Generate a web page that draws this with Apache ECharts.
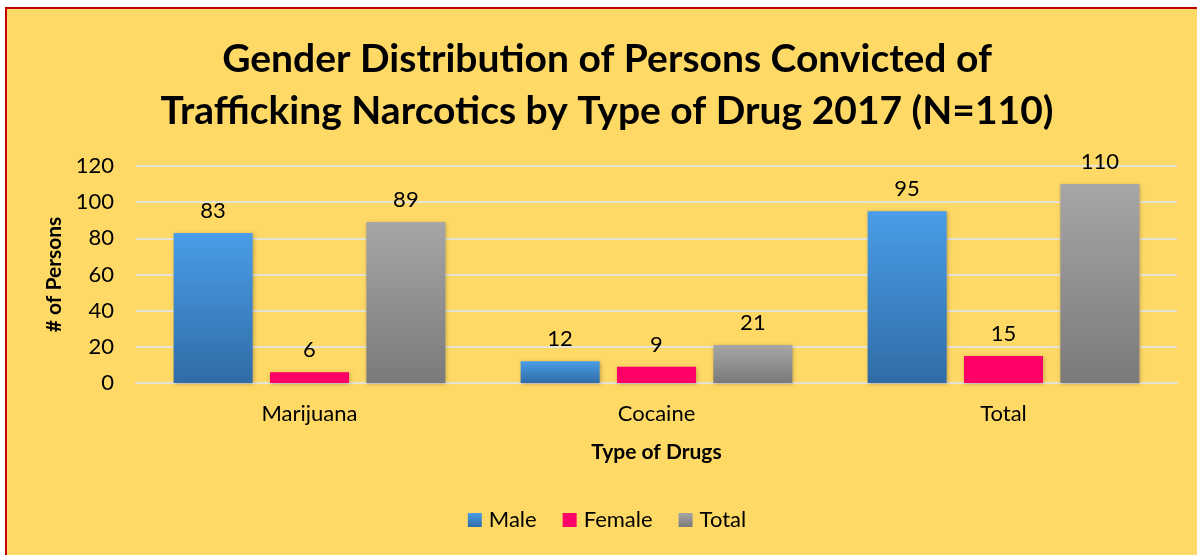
<!DOCTYPE html>
<html lang="en">

<head>
    <meta charset="UTF-8">
    <title>Gender Distribution</title>
    <style>
        html,
        body {
            margin: 0;
            padding: 0;
            width: 100%;
            height: 100%;
            background: #fff;
            overflow: hidden;
        }

        #main {
            position: absolute;
            left: 5px;
            top: 7px;
            width: 1200px;
            height: 560px;
            border: 2px solid #c00000;
            background: #ffd966;
        }
    </style>
</head>

<body>
    <div id="main"></div>
    <script src="https://cdn.jsdelivr.net/npm/echarts@6/dist/echarts.min.js"></script>
    <script type="text/javascript">
        var categories = ['Marijuana', 'Cocaine', 'Total'];
        var male = [83, 12, 95];
        var female = [6, 9, 15];
        var total = [89, 21, 110];
        var yTicks = [0, 20, 40, 60, 80, 100, 120];

        var font = 'Lato, "Open Sans", sans-serif';
        var myChart = echarts.init(document.getElementById('main'));

        function grad(top, bottom) {
            return new echarts.graphic.LinearGradient(0, 0, 0, 1, [
                { offset: 0, color: top },
                { offset: 1, color: bottom }
            ]);
        }

        function barSeries(name, data, color) {
            return {
                name: name,
                type: 'bar',
                data: data,
                barWidth: 79,
                barGap: '22%',
                itemStyle: {
                    color: color,
                    shadowColor: 'rgba(0,0,0,0.25)',
                    shadowBlur: 4,
                    shadowOffsetX: 1,
                    shadowOffsetY: 1
                },
                label: {
                    show: true,
                    position: 'top',
                    distance: 11,
                    color: '#000',
                    fontSize: 22,
                    fontFamily: font
                }
            };
        }

        var option = {
            textStyle: { fontFamily: font },
            title: {
                text: 'Gender Distribution of Persons Convicted of\nTrafficking Narcotics by Type of Drug 2017 (N=110)',
                left: 'center',
                top: 19,
                textStyle: {
                    fontSize: 39,
                    fontWeight: 'bold',
                    color: '#000',
                    lineHeight: 52,
                    fontFamily: font
                }
            },
            legend: {
                bottom: 33,
                left: 'center',
                itemWidth: 14,
                itemHeight: 14,
                itemGap: 26,
                icon: 'rect',
                textStyle: { fontSize: 22, color: '#000', fontFamily: font, padding: [0, 0, 0, 2] },
                data: ['Male', 'Female', 'Total']
            },
            grid: {
                left: 129,
                right: 30,
                top: 157,
                height: 217
            },
            xAxis: {
                type: 'category',
                data: categories,
                name: 'Type of Drugs',
                nameLocation: 'middle',
                nameGap: 59,
                nameTextStyle: { fontSize: 21, fontWeight: 'bold', color: '#000' },
                axisLine: { show: true, lineStyle: { color: '#e6e2d6', width: 2 } },
                axisTick: { show: false },
                axisLabel: { fontSize: 22, color: '#000', margin: 20 }
            },
            yAxis: {
                type: 'value',
                min: yTicks[0],
                max: yTicks[yTicks.length - 1],
                interval: 20,
                name: '# of Persons',
                nameLocation: 'middle',
                nameGap: 68,
                nameTextStyle: { fontSize: 21, fontWeight: 'bold', color: '#000' },
                axisLine: { show: false },
                axisTick: { show: false },
                axisLabel: { fontSize: 22, color: '#000', margin: 22 },
                splitLine: { lineStyle: { color: '#e6e2d6', width: 2 } }
            },
            series: [
                barSeries('Male', male, grad('#4a9de8', '#2f6ca6')),
                barSeries('Female', female, '#ff0066'),
                barSeries('Total', total, grad('#a6a6a6', '#7a7a7a'))
            ]
        };
        myChart.setOption(option);
    </script>
</body>

</html>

____________________

Copy the material exactly. Do not include the pictures.

Generate a web page that draws this with Apache ECharts.
<!DOCTYPE html>
<html lang="en">

<head>
    <meta charset="UTF-8">
    <title>Gender Distribution</title>
    <style>
        html,
        body {
            margin: 0;
            padding: 0;
            width: 100%;
            height: 100%;
            background: #fff;
            overflow: hidden;
        }

        #main {
            position: absolute;
            left: 5px;
            top: 7px;
            width: 1200px;
            height: 560px;
            border: 2px solid #c00000;
            background: #ffd966;
        }
    </style>
</head>

<body>
    <div id="main"></div>
    <script src="https://cdn.jsdelivr.net/npm/echarts@6/dist/echarts.min.js"></script>
    <script type="text/javascript">
        var categories = ['Marijuana', 'Cocaine', 'Total'];
        var male = [83, 12, 95];
        var female = [6, 9, 15];
        var total = [89, 21, 110];
        var yTicks = [0, 20, 40, 60, 80, 100, 120];

        var font = 'Lato, "Open Sans", sans-serif';
        var myChart = echarts.init(document.getElementById('main'));

        function grad(top, bottom) {
            return new echarts.graphic.LinearGradient(0, 0, 0, 1, [
                { offset: 0, color: top },
                { offset: 1, color: bottom }
            ]);
        }

        function barSeries(name, data, color) {
            return {
                name: name,
                type: 'bar',
                data: data,
                barWidth: 79,
                barGap: '22%',
                itemStyle: {
                    color: color,
                    shadowColor: 'rgba(0,0,0,0.25)',
                    shadowBlur: 4,
                    shadowOffsetX: 1,
                    shadowOffsetY: 1
                },
                label: {
                    show: true,
                    position: 'top',
                    distance: 11,
                    color: '#000',
                    fontSize: 22,
                    fontFamily: font
                }
            };
        }

        var option = {
            textStyle: { fontFamily: font },
            title: {
                text: 'Gender Distribution of Persons Convicted of\nTrafficking Narcotics by Type of Drug 2017 (N=110)',
                left: 'center',
                top: 19,
                textStyle: {
                    fontSize: 39,
                    fontWeight: 'bold',
                    color: '#000',
                    lineHeight: 52,
                    fontFamily: font
                }
            },
            legend: {
                bottom: 33,
                left: 'center',
                itemWidth: 14,
                itemHeight: 14,
                itemGap: 26,
                icon: 'rect',
                textStyle: { fontSize: 22, color: '#000', fontFamily: font, padding: [0, 0, 0, 2] },
                data: ['Male', 'Female', 'Total']
            },
            grid: {
                left: 129,
                right: 30,
                top: 157,
                height: 217
            },
            xAxis: {
                type: 'category',
                data: categories,
                name: 'Type of Drugs',
                nameLocation: 'middle',
                nameGap: 59,
                nameTextStyle: { fontSize: 21, fontWeight: 'bold', color: '#000' },
                axisLine: { show: true, lineStyle: { color: '#e6e2d6', width: 2 } },
                axisTick: { show: false },
                axisLabel: { fontSize: 22, color: '#000', margin: 20 }
            },
            yAxis: {
                type: 'value',
                min: yTicks[0],
                max: yTicks[yTicks.length - 1],
                interval: 20,
                name: '# of Persons',
                nameLocation: 'middle',
                nameGap: 68,
                nameTextStyle: { fontSize: 21, fontWeight: 'bold', color: '#000' },
                axisLine: { show: false },
                axisTick: { show: false },
                axisLabel: { fontSize: 22, color: '#000', margin: 22 },
                splitLine: { lineStyle: { color: '#e6e2d6', width: 2 } }
            },
            series: [
                barSeries('Male', male, grad('#4a9de8', '#2f6ca6')),
                barSeries('Female', female, '#ff0066'),
                barSeries('Total', total, grad('#a6a6a6', '#7a7a7a'))
            ]
        };
        myChart.setOption(option);
    </script>
</body>

</html>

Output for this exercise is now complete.